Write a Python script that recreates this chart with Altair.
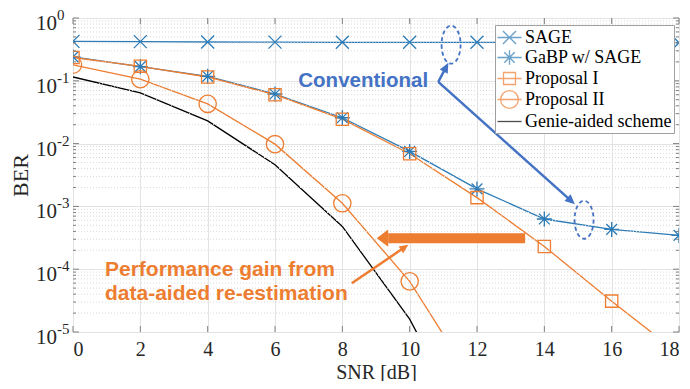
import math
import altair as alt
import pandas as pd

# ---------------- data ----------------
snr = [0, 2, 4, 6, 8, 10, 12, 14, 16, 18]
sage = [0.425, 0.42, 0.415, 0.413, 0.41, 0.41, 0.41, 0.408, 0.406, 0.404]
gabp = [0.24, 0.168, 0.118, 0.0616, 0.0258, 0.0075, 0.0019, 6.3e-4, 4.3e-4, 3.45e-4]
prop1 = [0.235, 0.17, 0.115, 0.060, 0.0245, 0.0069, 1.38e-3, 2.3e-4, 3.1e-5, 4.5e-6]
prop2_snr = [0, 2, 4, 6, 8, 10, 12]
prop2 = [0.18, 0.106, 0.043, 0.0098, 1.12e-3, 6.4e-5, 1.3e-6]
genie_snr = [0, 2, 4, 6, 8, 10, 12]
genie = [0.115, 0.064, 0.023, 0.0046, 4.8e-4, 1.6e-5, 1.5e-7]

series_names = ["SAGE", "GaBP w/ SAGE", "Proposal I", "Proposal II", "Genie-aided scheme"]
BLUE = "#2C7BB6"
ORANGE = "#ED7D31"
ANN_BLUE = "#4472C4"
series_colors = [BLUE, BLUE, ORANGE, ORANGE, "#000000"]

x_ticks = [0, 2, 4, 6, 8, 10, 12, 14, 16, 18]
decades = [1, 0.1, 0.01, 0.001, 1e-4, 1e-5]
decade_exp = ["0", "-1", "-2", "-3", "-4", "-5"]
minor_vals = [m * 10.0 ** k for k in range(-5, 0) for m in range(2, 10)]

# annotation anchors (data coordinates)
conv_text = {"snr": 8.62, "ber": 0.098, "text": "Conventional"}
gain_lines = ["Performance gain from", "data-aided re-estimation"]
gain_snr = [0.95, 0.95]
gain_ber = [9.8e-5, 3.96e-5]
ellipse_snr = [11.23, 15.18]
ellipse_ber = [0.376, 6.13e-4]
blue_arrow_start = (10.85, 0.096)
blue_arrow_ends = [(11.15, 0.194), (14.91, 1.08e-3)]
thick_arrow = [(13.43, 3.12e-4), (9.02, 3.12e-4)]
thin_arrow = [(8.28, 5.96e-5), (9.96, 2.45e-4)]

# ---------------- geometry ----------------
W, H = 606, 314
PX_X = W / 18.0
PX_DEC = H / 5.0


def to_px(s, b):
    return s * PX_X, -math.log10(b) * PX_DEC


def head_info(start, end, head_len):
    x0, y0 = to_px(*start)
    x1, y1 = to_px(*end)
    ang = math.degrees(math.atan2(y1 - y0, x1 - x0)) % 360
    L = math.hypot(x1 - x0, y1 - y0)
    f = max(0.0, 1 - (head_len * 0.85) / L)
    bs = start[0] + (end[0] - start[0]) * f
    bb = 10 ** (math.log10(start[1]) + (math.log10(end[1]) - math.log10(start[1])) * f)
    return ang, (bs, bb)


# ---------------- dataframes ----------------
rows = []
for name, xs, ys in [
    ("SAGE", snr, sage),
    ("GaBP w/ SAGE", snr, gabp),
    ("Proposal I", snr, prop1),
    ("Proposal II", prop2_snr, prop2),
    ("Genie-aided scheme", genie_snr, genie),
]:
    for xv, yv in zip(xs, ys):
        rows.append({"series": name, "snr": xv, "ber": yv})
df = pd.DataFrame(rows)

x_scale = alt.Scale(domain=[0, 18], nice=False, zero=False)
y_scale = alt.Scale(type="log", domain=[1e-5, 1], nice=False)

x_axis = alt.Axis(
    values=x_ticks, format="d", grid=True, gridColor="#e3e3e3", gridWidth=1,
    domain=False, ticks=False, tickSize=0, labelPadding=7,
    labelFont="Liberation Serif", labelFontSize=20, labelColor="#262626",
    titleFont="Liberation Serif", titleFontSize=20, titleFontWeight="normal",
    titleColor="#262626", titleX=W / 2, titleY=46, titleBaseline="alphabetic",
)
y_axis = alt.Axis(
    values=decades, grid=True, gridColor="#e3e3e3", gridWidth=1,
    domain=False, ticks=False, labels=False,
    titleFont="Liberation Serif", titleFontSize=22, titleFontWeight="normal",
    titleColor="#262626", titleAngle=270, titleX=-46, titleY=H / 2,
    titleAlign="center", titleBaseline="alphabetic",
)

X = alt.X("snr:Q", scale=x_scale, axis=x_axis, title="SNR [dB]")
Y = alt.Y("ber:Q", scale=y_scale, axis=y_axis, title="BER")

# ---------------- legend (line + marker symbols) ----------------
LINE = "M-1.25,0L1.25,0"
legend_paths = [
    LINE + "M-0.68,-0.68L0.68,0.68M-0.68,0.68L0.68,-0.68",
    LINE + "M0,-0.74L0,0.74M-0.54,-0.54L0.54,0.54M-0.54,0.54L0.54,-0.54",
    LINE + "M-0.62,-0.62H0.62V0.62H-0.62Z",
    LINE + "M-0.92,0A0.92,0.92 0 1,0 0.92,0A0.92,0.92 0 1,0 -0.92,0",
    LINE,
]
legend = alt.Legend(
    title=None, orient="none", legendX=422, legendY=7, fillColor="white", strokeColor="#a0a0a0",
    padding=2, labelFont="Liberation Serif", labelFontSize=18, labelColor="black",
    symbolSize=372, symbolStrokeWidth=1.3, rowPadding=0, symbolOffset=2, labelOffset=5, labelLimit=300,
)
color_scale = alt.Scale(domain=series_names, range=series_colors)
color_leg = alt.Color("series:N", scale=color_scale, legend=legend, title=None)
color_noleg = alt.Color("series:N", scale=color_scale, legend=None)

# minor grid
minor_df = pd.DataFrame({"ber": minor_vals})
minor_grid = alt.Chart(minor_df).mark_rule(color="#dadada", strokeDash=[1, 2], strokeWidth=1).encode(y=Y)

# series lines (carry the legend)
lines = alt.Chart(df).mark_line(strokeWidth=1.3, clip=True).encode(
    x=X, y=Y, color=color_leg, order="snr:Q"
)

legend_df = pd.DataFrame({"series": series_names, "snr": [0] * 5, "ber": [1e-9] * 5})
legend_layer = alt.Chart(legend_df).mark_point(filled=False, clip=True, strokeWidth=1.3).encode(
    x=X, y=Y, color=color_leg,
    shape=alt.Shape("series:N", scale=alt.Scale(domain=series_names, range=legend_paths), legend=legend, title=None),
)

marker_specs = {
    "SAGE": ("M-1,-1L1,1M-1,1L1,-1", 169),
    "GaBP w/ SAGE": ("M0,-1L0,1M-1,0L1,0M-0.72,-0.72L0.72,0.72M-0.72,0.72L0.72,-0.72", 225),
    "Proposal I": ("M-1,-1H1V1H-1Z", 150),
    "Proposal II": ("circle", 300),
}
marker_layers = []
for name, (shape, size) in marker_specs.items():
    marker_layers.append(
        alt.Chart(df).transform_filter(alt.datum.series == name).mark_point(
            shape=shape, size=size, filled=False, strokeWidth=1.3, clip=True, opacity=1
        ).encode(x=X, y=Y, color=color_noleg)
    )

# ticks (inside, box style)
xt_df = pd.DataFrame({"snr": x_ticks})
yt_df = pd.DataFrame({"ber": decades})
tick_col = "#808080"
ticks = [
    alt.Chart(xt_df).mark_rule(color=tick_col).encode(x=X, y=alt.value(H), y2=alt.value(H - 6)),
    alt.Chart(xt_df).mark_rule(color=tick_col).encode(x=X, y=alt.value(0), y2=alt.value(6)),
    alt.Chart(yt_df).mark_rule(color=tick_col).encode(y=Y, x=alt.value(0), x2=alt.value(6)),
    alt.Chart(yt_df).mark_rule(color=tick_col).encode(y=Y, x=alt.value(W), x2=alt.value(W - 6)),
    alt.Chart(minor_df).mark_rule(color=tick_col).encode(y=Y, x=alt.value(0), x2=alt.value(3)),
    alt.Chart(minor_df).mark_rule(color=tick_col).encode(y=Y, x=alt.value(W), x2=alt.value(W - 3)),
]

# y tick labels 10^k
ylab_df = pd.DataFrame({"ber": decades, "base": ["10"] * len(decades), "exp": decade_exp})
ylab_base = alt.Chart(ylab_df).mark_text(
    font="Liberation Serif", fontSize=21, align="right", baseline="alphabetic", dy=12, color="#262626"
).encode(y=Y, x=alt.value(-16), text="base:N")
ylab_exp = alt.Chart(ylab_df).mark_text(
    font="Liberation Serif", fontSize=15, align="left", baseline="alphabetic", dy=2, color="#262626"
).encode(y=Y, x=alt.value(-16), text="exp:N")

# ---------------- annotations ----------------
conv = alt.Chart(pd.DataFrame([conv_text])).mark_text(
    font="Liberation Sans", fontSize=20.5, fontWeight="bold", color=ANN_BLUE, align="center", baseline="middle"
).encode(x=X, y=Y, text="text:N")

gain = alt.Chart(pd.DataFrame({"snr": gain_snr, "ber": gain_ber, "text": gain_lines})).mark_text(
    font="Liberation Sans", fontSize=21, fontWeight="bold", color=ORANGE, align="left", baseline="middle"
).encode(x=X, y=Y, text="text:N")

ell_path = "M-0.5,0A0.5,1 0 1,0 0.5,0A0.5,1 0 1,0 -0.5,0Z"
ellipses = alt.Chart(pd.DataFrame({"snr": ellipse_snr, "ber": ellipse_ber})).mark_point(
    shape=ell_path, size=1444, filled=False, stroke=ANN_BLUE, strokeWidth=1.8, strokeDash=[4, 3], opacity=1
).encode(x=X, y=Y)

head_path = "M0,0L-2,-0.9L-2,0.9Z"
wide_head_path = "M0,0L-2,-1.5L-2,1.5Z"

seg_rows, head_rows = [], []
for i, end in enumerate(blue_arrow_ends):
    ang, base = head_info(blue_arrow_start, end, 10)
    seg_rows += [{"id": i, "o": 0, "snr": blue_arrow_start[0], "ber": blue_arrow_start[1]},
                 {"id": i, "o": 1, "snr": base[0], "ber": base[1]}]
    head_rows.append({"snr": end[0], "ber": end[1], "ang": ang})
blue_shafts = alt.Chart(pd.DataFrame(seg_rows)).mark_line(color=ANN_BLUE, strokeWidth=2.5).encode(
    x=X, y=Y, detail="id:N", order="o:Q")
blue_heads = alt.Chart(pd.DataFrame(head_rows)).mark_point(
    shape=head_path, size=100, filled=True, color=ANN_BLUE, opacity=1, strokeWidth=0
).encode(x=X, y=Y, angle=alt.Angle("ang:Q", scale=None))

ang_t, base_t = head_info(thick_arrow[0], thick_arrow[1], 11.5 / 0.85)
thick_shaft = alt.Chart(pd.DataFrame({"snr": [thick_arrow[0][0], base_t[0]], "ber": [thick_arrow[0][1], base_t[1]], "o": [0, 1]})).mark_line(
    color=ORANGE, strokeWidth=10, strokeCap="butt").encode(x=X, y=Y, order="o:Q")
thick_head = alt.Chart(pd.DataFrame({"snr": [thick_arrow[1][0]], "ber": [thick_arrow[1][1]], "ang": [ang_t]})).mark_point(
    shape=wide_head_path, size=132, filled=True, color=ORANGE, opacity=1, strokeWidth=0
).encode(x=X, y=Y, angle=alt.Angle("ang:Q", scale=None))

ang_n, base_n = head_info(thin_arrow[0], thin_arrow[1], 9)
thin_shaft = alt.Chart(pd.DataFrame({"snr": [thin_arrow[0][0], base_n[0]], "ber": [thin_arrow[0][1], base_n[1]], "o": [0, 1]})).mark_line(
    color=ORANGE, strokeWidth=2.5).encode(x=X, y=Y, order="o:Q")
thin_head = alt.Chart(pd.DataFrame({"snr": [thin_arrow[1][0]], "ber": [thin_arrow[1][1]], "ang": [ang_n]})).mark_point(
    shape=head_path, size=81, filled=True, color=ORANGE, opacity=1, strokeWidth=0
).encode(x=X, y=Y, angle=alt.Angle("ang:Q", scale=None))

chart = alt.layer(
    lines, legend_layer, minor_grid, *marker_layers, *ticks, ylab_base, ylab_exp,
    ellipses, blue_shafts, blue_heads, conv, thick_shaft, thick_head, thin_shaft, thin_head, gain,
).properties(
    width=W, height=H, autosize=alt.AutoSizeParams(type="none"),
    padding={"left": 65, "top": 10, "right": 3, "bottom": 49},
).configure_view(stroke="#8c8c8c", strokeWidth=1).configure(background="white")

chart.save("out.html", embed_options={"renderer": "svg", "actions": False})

* * *

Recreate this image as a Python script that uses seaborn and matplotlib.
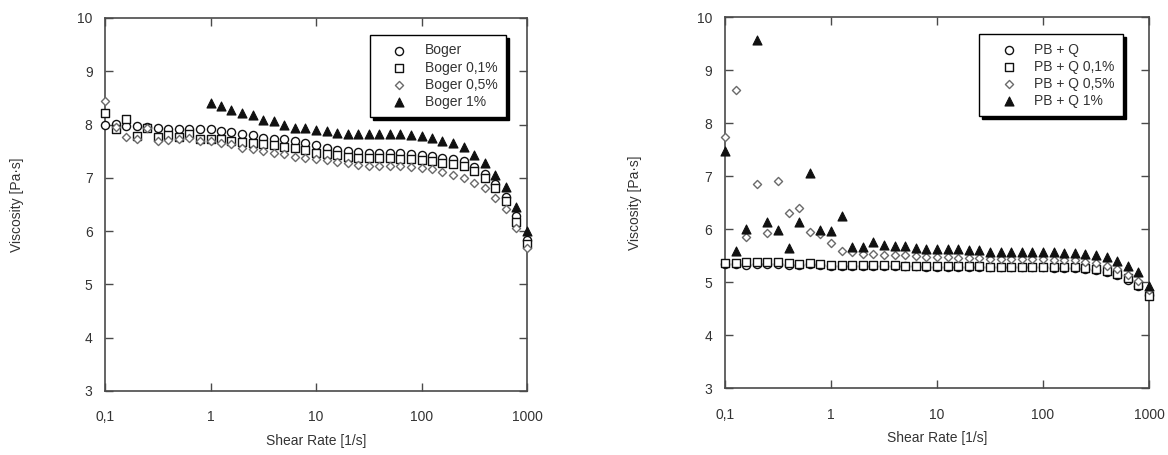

## PROBLEM REQUIREMENTS
Give only the lines from the one with "Write a Python" to the one with "genie = [0.115, 0.064, 0.023, 0.0046, 4.8e-4, 1.6e-5, 1.5e-7]", both included, again and exactly; leave the images out.

## SOLUTION TO THIS EXERCISE
Write a Python script that recreates this chart with Altair.
import math
import altair as alt
import pandas as pd

# ---------------- data ----------------
snr = [0, 2, 4, 6, 8, 10, 12, 14, 16, 18]
sage = [0.425, 0.42, 0.415, 0.413, 0.41, 0.41, 0.41, 0.408, 0.406, 0.404]
gabp = [0.24, 0.168, 0.118, 0.0616, 0.0258, 0.0075, 0.0019, 6.3e-4, 4.3e-4, 3.45e-4]
prop1 = [0.235, 0.17, 0.115, 0.060, 0.0245, 0.0069, 1.38e-3, 2.3e-4, 3.1e-5, 4.5e-6]
prop2_snr = [0, 2, 4, 6, 8, 10, 12]
prop2 = [0.18, 0.106, 0.043, 0.0098, 1.12e-3, 6.4e-5, 1.3e-6]
genie_snr = [0, 2, 4, 6, 8, 10, 12]
genie = [0.115, 0.064, 0.023, 0.0046, 4.8e-4, 1.6e-5, 1.5e-7]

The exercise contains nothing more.